- _EXERCISE REQUIREMENTS_
Find the lines holding "chart" and copy them.

## START

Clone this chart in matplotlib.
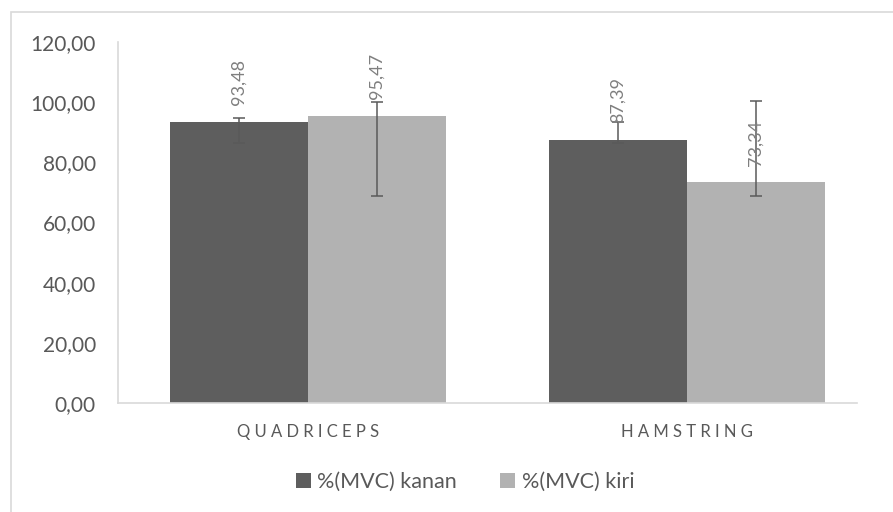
import numpy as np
import matplotlib.pyplot as plt
from matplotlib.patches import Rectangle

plt.rcParams['font.family'] = ['Lato', 'DejaVu Sans']

# data
categories = ["QUADRICEPS", "HAMSTRING"]
series_names = ["%(MVC) kanan", "%(MVC) kiri"]
kanan = [93.48, 87.39]
kiri = [95.47, 73.34]
# error bar ends (low, high)
kanan_low = [86.4, 86.4]
kanan_high = [94.8, 93.4]
kiri_low = [68.8, 68.8]
kiri_high = [100.0, 100.3]

colors = ["#5E5E5E", "#B2B2B2"]
txt = "#595959"

fig = plt.figure(figsize=(8.93, 5.12), dpi=100)
# outer chart border
fig.patches.append(Rectangle((11/893, -0.05), 1.0, 1 - 12/512 + 0.05,
                             transform=fig.transFigure, fill=False,
                             edgecolor="#D9D9D9", linewidth=1.2))
ax = fig.add_axes([118/893, 1 - 403/512, 739/893, 361/512])

x = np.arange(len(categories))
w = 0.364
for i, (vals, lo, hi) in enumerate([(kanan, kanan_low, kanan_high),
                                    (kiri, kiri_low, kiri_high)]):
    pos = x + (i - 0.5) * w
    ax.bar(pos, vals, width=w, color=colors[i], label=series_names[i], zorder=2)
    yerr = np.array([np.array(vals) - np.array(lo), np.array(hi) - np.array(vals)])
    ax.errorbar(pos, vals, yerr=yerr, fmt="none", ecolor="#5A5A5A",
                elinewidth=1.1, capsize=4.3, capthick=1.1, zorder=3)
    for p, v in zip(pos, vals):
        ax.annotate(f"{v:.2f}".replace(".", ","), (p, v), xytext=(0, 12),
                    textcoords="offset points", rotation=90, ha="center",
                    va="bottom", fontsize=13, color="#7F7F7F", zorder=4)

ax.set_xlim(-0.501, 1.449)
ax.set_ylim(0, 120)
ax.set_yticks(np.arange(0, 121, 20))
ax.set_yticklabels([f"{v:.2f}".replace(".", ",") for v in np.arange(0, 121, 20)])
ax.set_xticks(x)
ax.set_xticklabels([" ".join(c) for c in categories])

for s in ["top", "right"]:
    ax.spines[s].set_visible(False)
for s in ["left", "bottom"]:
    ax.spines[s].set_color("#D9D9D9")
    ax.spines[s].set_linewidth(1.2)
ax.tick_params(axis="both", length=0, colors=txt)
ax.tick_params(axis="x", labelsize=12, pad=15)
ax.tick_params(axis="y", labelsize=15, pad=16)

fig.legend(loc="center", bbox_to_anchor=(465/893, 1 - 482/512), ncol=2,
           frameon=False, fontsize=15.5, handlelength=0.7, handleheight=0.7,
           handletextpad=0.3, columnspacing=2.0, labelcolor=txt)

fig.savefig("out.png", dpi=100)
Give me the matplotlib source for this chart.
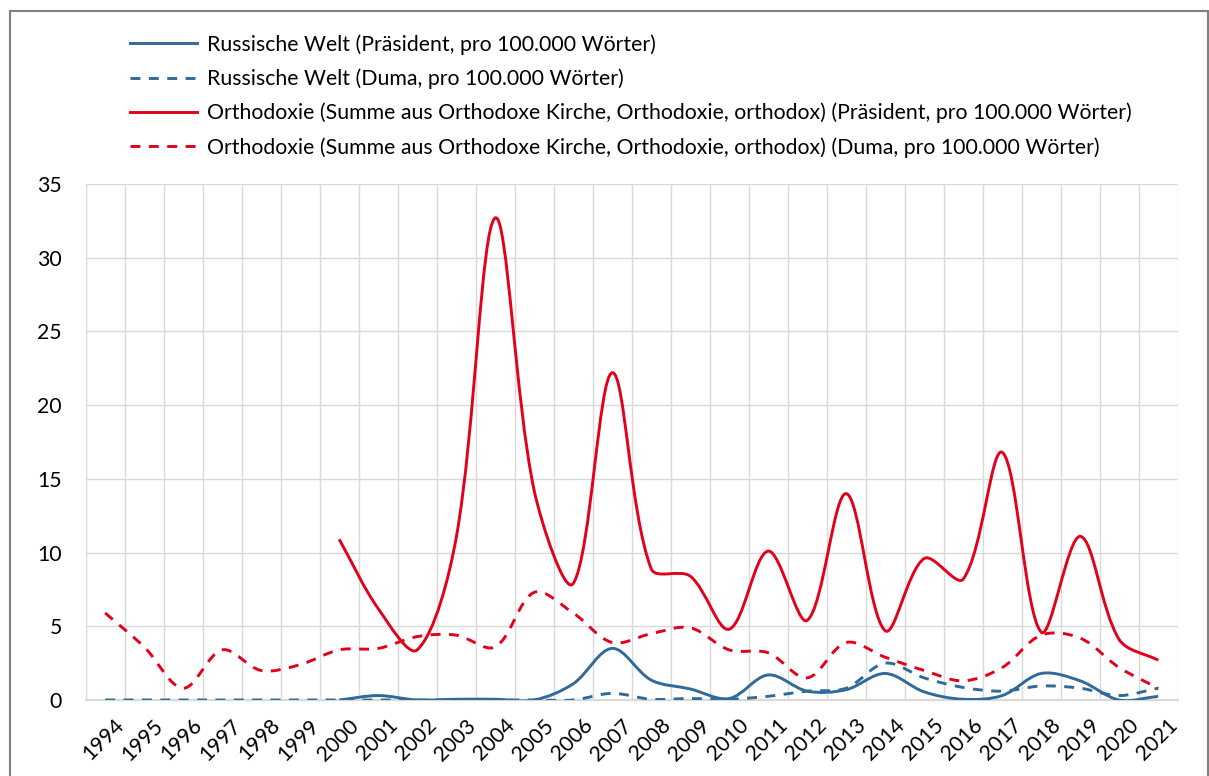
import numpy as np
import matplotlib
matplotlib.use("Agg")
import matplotlib.pyplot as plt
from matplotlib.path import Path
from matplotlib.patches import PathPatch, Rectangle
from matplotlib.lines import Line2D
from matplotlib.transforms import ScaledTranslation

plt.rcParams["font.family"] = ["Lato", "DejaVu Sans"]

### ---------------- data ---------------- ###
years = list(range(1994, 2022))

# Russische Welt, Präsident (ab 2000)
rw_praes_years = list(range(2000, 2022))
rw_praes = [0.0, 0.3, 0.0, 0.05, 0.05, 0.0, 1.1, 3.5, 1.35, 0.75, 0.1,
            1.7, 0.6, 0.7, 1.8, 0.55, 0.05, 0.3, 1.8, 1.3, 0.0, 0.25]

# Russische Welt, Duma
rw_duma = [0, 0, 0, 0, 0, 0, 0, 0, 0, 0, 0, 0, 0, 0.45, 0.05, 0.1,
           0.05, 0.25, 0.6, 0.8, 2.5, 1.5, 0.85, 0.6, 0.95, 0.8, 0.3, 0.8]

# Orthodoxie, Präsident (ab 2000)
orth_praes_years = list(range(2000, 2022))
orth_praes = [10.9, 6.2, 3.4, 11.0, 32.7, 14.2, 7.9, 22.2, 8.9, 8.4, 4.8,
              10.1, 5.4, 14.0, 4.7, 9.6, 8.2, 16.8, 4.6, 11.1, 4.1, 2.7]

# Orthodoxie, Duma
orth_duma = [5.9, 3.6, 0.8, 3.4, 2.0, 2.4, 3.4, 3.5, 4.3, 4.4, 3.6, 7.3,
             5.9, 3.9, 4.5, 4.9, 3.4, 3.2, 1.5, 3.9, 2.9, 2.0, 1.3, 2.2,
             4.4, 4.2, 2.2, 0.8]

labels = [
    "Russische Welt (Präsident, pro 100.000 Wörter)",
    "Russische Welt (Duma, pro 100.000 Wörter)",
    "Orthodoxie (Summe aus Orthodoxe Kirche, Orthodoxie, orthodox) (Präsident, pro 100.000 Wörter)",
    "Orthodoxie (Summe aus Orthodoxe Kirche, Orthodoxie, orthodox) (Duma, pro 100.000 Wörter)",
]

BLUE = "#2f6a99"
RED = "#e3001b"
GRID = "#d9d9d9"
LW = 2.1
DASH = (0, (3.4, 2.9))
FS = 15.3


### ---------------- helper: Excel-like smoothed line ---------------- ###
def smooth_path(ax, xs, ys):
    """Bezier path through the points, control points built in pixel space
    (chord-length weighted Catmull-Rom, close to what Excel draws)."""
    pts = ax.transData.transform(np.column_stack([xs, ys]))
    n = len(pts)
    ext = np.vstack([pts[0], pts, pts[-1]])
    verts = [pts[0]]
    codes = [Path.MOVETO]
    for i in range(n - 1):
        p0, p1, p2, p3 = ext[i], ext[i + 1], ext[i + 2], ext[i + 3]
        d01 = np.hypot(*(p1 - p0))
        d12 = np.hypot(*(p2 - p1))
        d23 = np.hypot(*(p3 - p2))
        a = d12 / (d01 + d12) / 3 if d01 + d12 > 0 else 0
        b = d12 / (d12 + d23) / 3 if d12 + d23 > 0 else 0
        c1 = p1 + (p2 - p0) * a
        c2 = p2 - (p3 - p1) * b
        verts += [c1, c2, p2]
        codes += [Path.CURVE4] * 3
    verts = ax.transData.inverted().transform(np.array(verts))
    return Path(verts, codes)


def add_smooth(ax, xs, ys, color, ls):
    patch = PathPatch(smooth_path(ax, xs, ys), fill=False, edgecolor=color,
                      linewidth=LW, linestyle=ls, capstyle="butt",
                      joinstyle="round", zorder=3)
    ax.add_patch(patch)


### ---------------- figure ---------------- ###
W, H = 1209, 776
fig = plt.figure(figsize=(W / 100, H / 100), dpi=100)
ax = fig.add_axes([85.7 / W, 1 - 700 / H, (1177.7 - 85.7) / W, (700 - 184) / H])

x = np.arange(len(years))
ax.set_xlim(-0.5, len(years) - 0.5)
ax.set_ylim(0, 35)

# grid
ax.set_yticks(np.arange(0, 36, 5))
ax.set_xticks(x)
ax.set_xticks(np.arange(-0.5, len(years), 1), minor=True)
ax.grid(True, which="minor", axis="x", color=GRID, lw=1)
ax.grid(True, which="major", axis="y", color=GRID, lw=1)
ax.set_axisbelow(True)
for s in ["top", "right", "left"]:
    ax.spines[s].set_visible(False)
ax.spines["bottom"].set_color(GRID)
ax.spines["bottom"].set_linewidth(1.6)
ax.tick_params(which="both", length=0)
ax.tick_params(axis="y", labelsize=FS, pad=17)
ax.set_xticklabels([str(y) for y in years], rotation=45, ha="right",
                   va="top", rotation_mode="anchor", fontsize=FS)
ax.tick_params(axis="x", pad=11)
for lab in ax.get_xticklabels():
    lab.set_transform(lab.get_transform() +
                      ScaledTranslation(9 / 100, 0, fig.dpi_scale_trans))

xp_rw = [years.index(y) for y in rw_praes_years]
xp_or = [years.index(y) for y in orth_praes_years]
add_smooth(ax, xp_rw, rw_praes, BLUE, "-")
add_smooth(ax, x, rw_duma, BLUE, DASH)
add_smooth(ax, xp_or, orth_praes, RED, "-")
add_smooth(ax, x, orth_duma, RED, DASH)

handles = [
    Line2D([], [], color=BLUE, lw=LW, ls="-"),
    Line2D([], [], color=BLUE, lw=LW, ls=DASH),
    Line2D([], [], color=RED, lw=LW, ls="-"),
    Line2D([], [], color=RED, lw=LW, ls=DASH),
]
fig.legend(handles, labels, loc="upper left",
           bbox_to_anchor=(130 / W, 1 - 34 / H), frameon=False,
           fontsize=FS, handlelength=3.15, handletextpad=0.47,
           labelspacing=0.65, borderpad=0, borderaxespad=0)

# chart border
fig.patches.append(Rectangle((10 / W, -0.05), (W - 11.5) / W, 1 - 11 / H + 0.05,
                             transform=fig.transFigure, fill=False,
                             edgecolor="#808080", linewidth=1.5))

fig.savefig("out.png", dpi=100, facecolor="w")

## END

- _SOLUTION FOR THIS EXERCISE_
Clone this chart in matplotlib.
# outer chart border
Give me the matplotlib source for this chart.
# chart border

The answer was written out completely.